French director Bertrand Tavernier has teleported the story into post-Katrina days and cast Tommy Lee Jones in the lead (I always saw Fred Ward, but the craggy face is the important thing, and Jones is no poor man's second). In fact, it sports an enviable cast, including Peter Sarsgaard, an actor I usually love but who is missing something in this role, some intangible but necessary thing. An almost unrecognisable Levon Helm (again, a man I love) is the Confederate general and the wonderful Kelly Macdonald gamely forces herself into the cramped little thankless role of a good-hearted but nonetheless tainted-by-Hollywood actress. In the end, in spite of the talent involved, there's something crucial lacking here. The awful seaminess of this world seems contrived and untrue, as it sometimes does, truth be told, in Burke's books. The characters are too often no thicker than two dimensions and all the acting skill in the world can't fix a story that's broken at its very foundation.



the Other Boleyn Girl: >SPOILER ALERT< This is a nasty tale of a heartless girl who seduces her sister's lover (while the sister is sequestered in confinement bearing his child, and at the behest of her very ambitious and possibly sociopathic family) using a dastardly yet effective tactic of ongoing titillation and withholding until he divorces his wife (meanwhile inventing Anglicanism) to marry her.
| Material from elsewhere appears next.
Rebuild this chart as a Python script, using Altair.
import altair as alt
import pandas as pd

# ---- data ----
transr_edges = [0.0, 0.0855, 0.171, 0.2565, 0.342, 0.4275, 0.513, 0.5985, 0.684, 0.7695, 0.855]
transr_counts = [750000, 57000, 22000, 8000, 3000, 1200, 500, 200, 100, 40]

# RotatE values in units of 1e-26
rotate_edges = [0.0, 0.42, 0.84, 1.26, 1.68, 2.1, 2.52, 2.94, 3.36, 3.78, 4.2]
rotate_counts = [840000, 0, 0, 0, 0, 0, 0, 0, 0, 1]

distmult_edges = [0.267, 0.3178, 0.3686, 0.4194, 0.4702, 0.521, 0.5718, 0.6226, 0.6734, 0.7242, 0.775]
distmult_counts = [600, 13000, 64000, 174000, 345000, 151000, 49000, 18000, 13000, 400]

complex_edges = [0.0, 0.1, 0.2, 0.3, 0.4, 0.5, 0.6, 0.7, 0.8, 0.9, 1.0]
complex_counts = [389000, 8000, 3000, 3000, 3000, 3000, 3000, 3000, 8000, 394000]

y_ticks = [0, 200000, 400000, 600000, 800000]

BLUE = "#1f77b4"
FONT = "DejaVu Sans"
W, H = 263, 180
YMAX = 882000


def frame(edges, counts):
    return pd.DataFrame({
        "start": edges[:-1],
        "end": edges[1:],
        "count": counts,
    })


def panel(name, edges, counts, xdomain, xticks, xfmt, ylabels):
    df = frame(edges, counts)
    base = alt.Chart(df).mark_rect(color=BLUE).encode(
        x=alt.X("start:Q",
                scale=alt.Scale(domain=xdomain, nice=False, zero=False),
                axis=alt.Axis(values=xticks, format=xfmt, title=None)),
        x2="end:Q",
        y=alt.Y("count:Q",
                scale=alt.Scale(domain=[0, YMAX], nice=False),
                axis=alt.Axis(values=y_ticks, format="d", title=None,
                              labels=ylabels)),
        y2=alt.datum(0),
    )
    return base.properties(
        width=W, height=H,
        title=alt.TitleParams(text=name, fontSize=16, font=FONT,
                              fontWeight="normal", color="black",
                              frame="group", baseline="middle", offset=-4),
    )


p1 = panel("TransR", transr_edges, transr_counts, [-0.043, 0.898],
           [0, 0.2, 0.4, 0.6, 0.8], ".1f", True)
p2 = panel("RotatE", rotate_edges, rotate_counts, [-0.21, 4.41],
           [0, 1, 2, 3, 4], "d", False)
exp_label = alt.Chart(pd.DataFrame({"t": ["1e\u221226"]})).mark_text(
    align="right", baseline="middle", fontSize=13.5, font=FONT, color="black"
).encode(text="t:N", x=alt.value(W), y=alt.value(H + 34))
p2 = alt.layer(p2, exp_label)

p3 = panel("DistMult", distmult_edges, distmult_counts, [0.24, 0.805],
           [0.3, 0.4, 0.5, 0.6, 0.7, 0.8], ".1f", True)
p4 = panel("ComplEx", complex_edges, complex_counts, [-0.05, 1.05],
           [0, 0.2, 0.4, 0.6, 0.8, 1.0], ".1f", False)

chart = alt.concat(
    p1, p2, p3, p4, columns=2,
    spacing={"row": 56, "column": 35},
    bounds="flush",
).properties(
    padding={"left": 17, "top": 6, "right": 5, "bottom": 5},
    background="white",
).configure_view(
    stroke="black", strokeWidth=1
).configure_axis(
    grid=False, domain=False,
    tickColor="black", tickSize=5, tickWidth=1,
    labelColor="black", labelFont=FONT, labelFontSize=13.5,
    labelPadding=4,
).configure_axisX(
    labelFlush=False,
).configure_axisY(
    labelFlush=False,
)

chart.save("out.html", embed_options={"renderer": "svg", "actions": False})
Then, when the going gets rough, she sleeps with her own brother in a desperate bid to bear the needed heir to the throne, thereby condemning him to death alongside her, and nearly destroying her sister's life out of sheer petty selfishness.

An American film was also made from the same wildly popular piece of chick-lit which spawned this one, and I watched this British take first because the actors are top-notch: Jodhi May gives a manically spirited and eerily convincing performance as Anne Boleyn, and I always love Nastascha McElhone, even here in her non-role as watcher and Silent Wronged Woman. There's a lot of handheld camera and reality-TV private interviews in which the characters explain their motivations and feelings directly to us, and I suppose that's designed to make us feel right at home with these old Tudors, but instead it feels cheap. At the end we see the Tower today, tourists visiting the spot where Anne got her head chopped off, and that feels even cheaper.
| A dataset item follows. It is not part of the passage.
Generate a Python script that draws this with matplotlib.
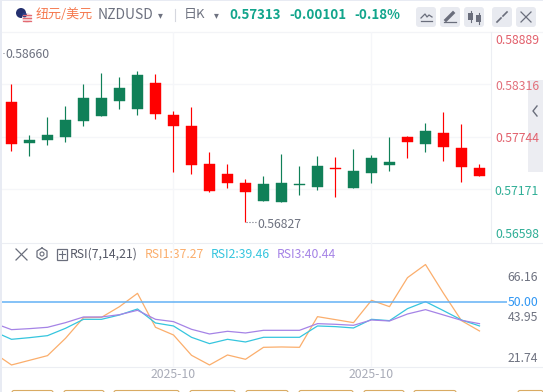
import matplotlib
matplotlib.use("Agg")
import matplotlib.pyplot as plt
from matplotlib.patches import Rectangle, FancyBboxPatch, Circle

plt.rcParams['font.family'] = ['Noto Sans CJK SC', 'DejaVu Sans']

# candles
highs = [0.58319, 0.57762, 0.57958, 0.58079, 0.58319, 0.58440, 0.58396, 0.58461, 0.58429,
         0.58024, 0.58068, 0.57576, 0.57445, 0.57280, 0.57313, 0.57554, 0.57423, 0.57532,
         0.57521, 0.57609, 0.57543, 0.57740, 0.57751, 0.57893, 0.58013, 0.57882, 0.57445]
lows = [0.57590, 0.57532, 0.57652, 0.57688, 0.57860, 0.57969, 0.58046, 0.57980, 0.57937,
        0.57360, 0.57335, 0.57138, 0.57182, 0.56812, 0.57040, 0.57029, 0.57106, 0.57160,
        0.57084, 0.57182, 0.57237, 0.57368, 0.57510, 0.57576, 0.57477, 0.57248, 0.57313]
opens = [0.58122, 0.57677, 0.57707, 0.57743, 0.57918, 0.57969, 0.58133, 0.58046, 0.58330,
         0.57980, 0.57860, 0.57445, 0.57335, 0.57237, 0.57040, 0.57029, 0.57215, 0.57193,
         0.57401, 0.57182, 0.57346, 0.57434, 0.57740, 0.57663, 0.57783, 0.57619, 0.57401]
closes = [0.57666, 0.57707, 0.57762, 0.57926, 0.58166, 0.58166, 0.58276, 0.58418, 0.57991,
          0.57860, 0.57434, 0.57149, 0.57237, 0.57138, 0.57226, 0.57237, 0.57226, 0.57423,
          0.57390, 0.57368, 0.57510, 0.57466, 0.57685, 0.57805, 0.57630, 0.57412, 0.57313]

# first value of each RSI list belongs to the day left of the view
rsi1 = [27.85, 22.49, 24.52, 26.55, 34.08, 43.07, 43.21, 47.85, 53.64, 38.87, 35.53, 26.70, 22.49, 26.84,
        24.96, 30.17, 30.32, 30.17, 43.50, 42.20, 40.89, 50.60, 47.85, 60.46, 66.16, 53.64, 41.76, 37.27]
rsi2 = [37.13, 33.65, 34.37, 35.24, 38.43, 42.34, 42.34, 44.23, 46.83, 40.75, 39.45, 34.52, 31.77, 33.65,
        32.49, 34.52, 34.52, 34.52, 39.45, 39.16, 38.58, 42.34, 41.76, 46.98, 50.03, 46.11, 42.05, 39.46]
rsi3 = [40.75, 37.85, 38.29, 38.87, 40.89, 43.36, 43.36, 44.37, 46.26, 42.34, 41.33, 38.00, 35.97, 37.13,
        36.40, 37.56, 37.56, 37.56, 40.46, 40.17, 39.74, 42.05, 41.62, 44.66, 46.55, 44.23, 41.91, 40.44]
rsi_days = list(range(-1, 27))

price_ticks = [0.58889, 0.58316, 0.57744, 0.57171, 0.56598]
date_days = [9, 20]
date_labels = ['2025-10', '2025-10']

W, H = 543, 392
RED = '#ff0000'
GREEN = '#108058'
GRID = '#f5f6f9'
LINE = '#eceef3'
GRAY = '#6e7280'
TEAL = '#12a58c'


def box(l, t, r, b):
    return [l / W, 1 - b / H, (r - l) / W, (b - t) / H]


def day_lim(l, r):
    return (l - 11.5) / 18, (r - 11.5) / 18


fig = plt.figure(figsize=(W / 100, H / 100), dpi=100)

# page furniture in pixel coordinates
bg = fig.add_axes([0, 0, 1, 1])
bg.set_xlim(0, W)
bg.set_ylim(H, 0)
bg.axis('off')
bg.add_patch(Rectangle((0, 0), 2, H, color='#e8ebf3', lw=0))
bg.add_patch(Rectangle((0, 0), W, 1.2, color='#e8ebf3', lw=0))
bg.plot([2, W], [31.5, 31.5], color='#f3f4f7', lw=0.9)
bg.plot([2, W], [243, 243], color=LINE, lw=0.8)
bg.plot([2, W], [367, 367], color=LINE, lw=0.8)
bg.plot([490.5, 490.5], [32, 243], color=LINE, lw=0.8)

# candles
ax = fig.add_axes(box(2, 32, 491, 243))
ax.patch.set_alpha(0)
ax.set_xlim(*day_lim(2, 491))
ax.set_ylim(0.56581, 0.58888)
for i in range(len(opens)):
    c = RED if closes[i] < opens[i] else GREEN
    ax.vlines(i, lows[i], highs[i], color=c, lw=0.85, zorder=3)
    ax.bar(i, abs(closes[i] - opens[i]), 0.61, min(opens[i], closes[i]),
           color=c, edgecolor=c, lw=0.3, zorder=4)
ax.set_yticks(price_ticks[1:4])
ax.set_xticks(date_days)
ax.set_xticklabels([])
ax.set_yticklabels([])
ax.tick_params(length=0)
ax.grid(color=GRID, lw=1)
ax.set_axisbelow(True)
for s in ax.spines.values():
    s.set_visible(False)

# high and low notes
bg.plot([2.5, 4.5], [52.5, 52.5], color=GRAY, lw=0.7, ls=':', zorder=6)
bg.text(5.5, 54.5, '0.58660', fontsize=8.8, color=GRAY, va='center', zorder=6)
bg.plot([246, 256], [222, 222], color=GRAY, lw=0.8, ls=':', zorder=6)
bg.text(257, 224.5, '0.56827', fontsize=8.8, color=GRAY, va='center', zorder=6)

# rsi panel
rx = fig.add_axes(box(2, 243, 507, 367))
rx.patch.set_alpha(0)
rx.set_xlim(*day_lim(2, 507))
rx.set_ylim(21.61, 75.52)
rx.plot(rsi_days, rsi1, color='#fbae6c', lw=0.9)
rx.plot(rsi_days, rsi2, color='#35c5de', lw=0.9)
rx.plot(rsi_days, rsi3, color='#a583e6', lw=0.9)
rx.axhline(50, color='#63b1f5', lw=1.1)
rx.set_xticks(date_days)
rx.set_xticklabels(date_labels, fontsize=8.8, color='#a9acb8')
rx.set_yticks([])
rx.tick_params(length=0, pad=0.5)
rx.grid(axis='x', color=GRID, lw=1)
rx.set_axisbelow(True)
for s in rx.spines.values():
    s.set_visible(False)

# axis labels
for p, y, col in [(0.58889, 40, '#e2606c'), (0.58316, 86, '#e2707b'), (0.57744, 138.5, '#e2606c'),
                  (0.57171, 191.5, '#2fae96'), (0.56598, 234, '#2fae96')]:
    bg.text(539, y, '%.5f' % p, color=col, fontsize=8.8, ha='right', va='center')
for t, y, col in [('66.16', 277.7, GRAY), ('50.00', 302, '#2f96f3'), ('43.95', 317.7, GRAY), ('21.74', 358, GRAY)]:
    bg.text(538, y, t, color=col, fontsize=8.8, ha='right', va='center')

# header
bg.add_patch(Circle((21, 13), 5, color='#24306f', lw=0))
bg.add_patch(Circle((27, 18), 5, color='#f6dfe0', lw=0))
for y in [14.5, 17.5, 20.5]:
    bg.plot([23, 31], [y, y], color='#e46a72', lw=0.9)
bg.add_patch(Circle((24.5, 15), 2.4, color='#2b3f86', lw=0))
bg.text(36, 14.5, '纽元/美元', color='#f5794f', fontsize=9.4, va='center')
bg.text(98, 15, 'NZDUSD', color=GRAY, fontsize=10, va='center')
bg.text(160.5, 15, '▾', color=GRAY, fontsize=7, ha='center', va='center', family='DejaVu Sans')
bg.plot([174.5, 174.5], [9, 21], color='#d5d7de', lw=0.8)
bg.text(184, 14.5, '日K', color=GRAY, fontsize=9.4, va='center')
bg.text(216, 15, '▾', color=GRAY, fontsize=7, ha='center', va='center', family='DejaVu Sans')
bg.text(229, 14.5, '0.57313', color=TEAL, fontsize=9.6, weight='bold', va='center')
bg.text(289, 14.5, '-0.00101', color=TEAL, fontsize=9.6, weight='bold', va='center')
bg.text(354, 14.5, '-0.18%', color=TEAL, fontsize=9.6, weight='bold', va='center')

# toolbar buttons
for l in [416, 440, 464, 492, 516]:
    bg.add_patch(FancyBboxPatch((l + 2, 9), 16, 16, boxstyle='round,pad=2,rounding_size=3', fc='#e8eaf0', ec='none'))
ICON = '#6a6e7c'
bg.plot([421, 425, 427, 429, 432], [18, 14, 17, 15, 17], color=ICON, lw=0.9)
bg.plot([421, 432], [21, 21], color=ICON, lw=0.9)
bg.plot([446, 453], [20, 13], color=ICON, lw=2.4)
bg.plot([444, 456], [22, 22], color=ICON, lw=0.9)
bg.plot([470.5, 470.5], [11, 22], color=ICON, lw=0.8)
bg.add_patch(Rectangle((468, 13), 5, 7, color=ICON, lw=0))
bg.plot([478.5, 478.5], [13, 24], color=ICON, lw=0.8)
bg.add_patch(Rectangle((476, 15), 5, 7, color=ICON, lw=0))
bg.plot([497, 501], [22, 18], color=ICON, lw=1.2)
bg.plot([503, 507], [16, 12], color=ICON, lw=1.2)
bg.plot([521, 531], [12, 22], color=ICON, lw=0.9)
bg.plot([521, 531], [22, 12], color=ICON, lw=0.9)

# side handle
bg.add_patch(Rectangle((528, 80), 15, 92, color='#ecedf2', lw=0))
bg.plot([537, 533, 537], [106, 111, 116], color=ICON, lw=1)

# rsi header
bg.plot([16, 27], [249, 260], color=ICON, lw=0.9)
bg.plot([16, 27], [260, 249], color=ICON, lw=0.9)
bg.plot([42, 47, 47, 42, 37, 37, 42], [248, 251, 257, 260, 257, 251, 248], color=ICON, lw=0.9)
bg.add_patch(Circle((42, 254), 2, fc='none', ec=ICON, lw=0.8))
bg.add_patch(Rectangle((56.5, 249), 10.5, 10.5, fc='none', ec=ICON, lw=0.9))
bg.plot([59, 65], [254.3, 254.3], color=ICON, lw=0.8)
bg.plot([62, 62], [251, 257.5], color=ICON, lw=0.8)
bg.text(70, 254.5, 'RSI(7,14,21)', color='#555866', fontsize=8.8, va='center')
bg.text(144.5, 254.5, 'RSI1:37.27', color='#fbae6c', fontsize=8.8, va='center')
bg.text(211, 254.5, 'RSI2:39.46', color='#35c5de', fontsize=8.8, va='center')
bg.text(277, 254.5, 'RSI3:40.44', color='#a583e6', fontsize=8.8, va='center')

# row of tabs cut off by the bottom edge
for l, r in [(12, 53), (64, 104), (114, 179), (190, 235), (246, 288), (299, 353), (364, 404), (414, 456), (518, 543)]:
    bg.add_patch(FancyBboxPatch((l, 390.5), r - l, 6, boxstyle='round,pad=0,rounding_size=2', fc='white', ec='#d9ab63', lw=0.8))

fig.savefig('out.png', dpi=100)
My Dinner With Jimi: (2003. dir: Bill Fishman) Think of it as a morality tale for the fame-hungry: these are Howard Kaylen's remembrances of the most exciting days of his life, when the Turtles were touring England on "Happy Together" and hanging at the Speakeasy with the hippest of the hip, and yet the conversations are all as asanine and dull as you'll find in any high school cafeteria any day of the week. Moral lesson the second: all the hippest of the hip we come across (Mama Cass, Frank Zappa, Jim Morrison, Graham Nash, Donovan, Brian Jones, the Beatles and Hendrix) are just as bored as everyone else, pursuing drugs and sex to fill the time until they can get back onstage again. Is this news to anyone? There are exactly two moments when this fatuous piece of flaccidity comes to life: the worst is when John Lennon (Brian Groh) unleashes a devastating barrage of unfunny wit against the Turtles' rhythm guitarist, inspiring him to put down his guitar and never play again for the rest of his life. The scene crackles with an electricity of mortifying cruelty and bears with it an awful pong of validity. The other is when we finally get into the booth with the spinach omelettes and the man we've been waiting for... And even then, it's not that he ever says anything profound, it just always feels like he's about to. And, frankly, Hendrix had so much damn charisma that it stretches across the years and out of the grave, and a guy playing him with enough truth (as Royale Watkins does here) is a thing you can't look away from, even when the dialogue is this grindingly tedious.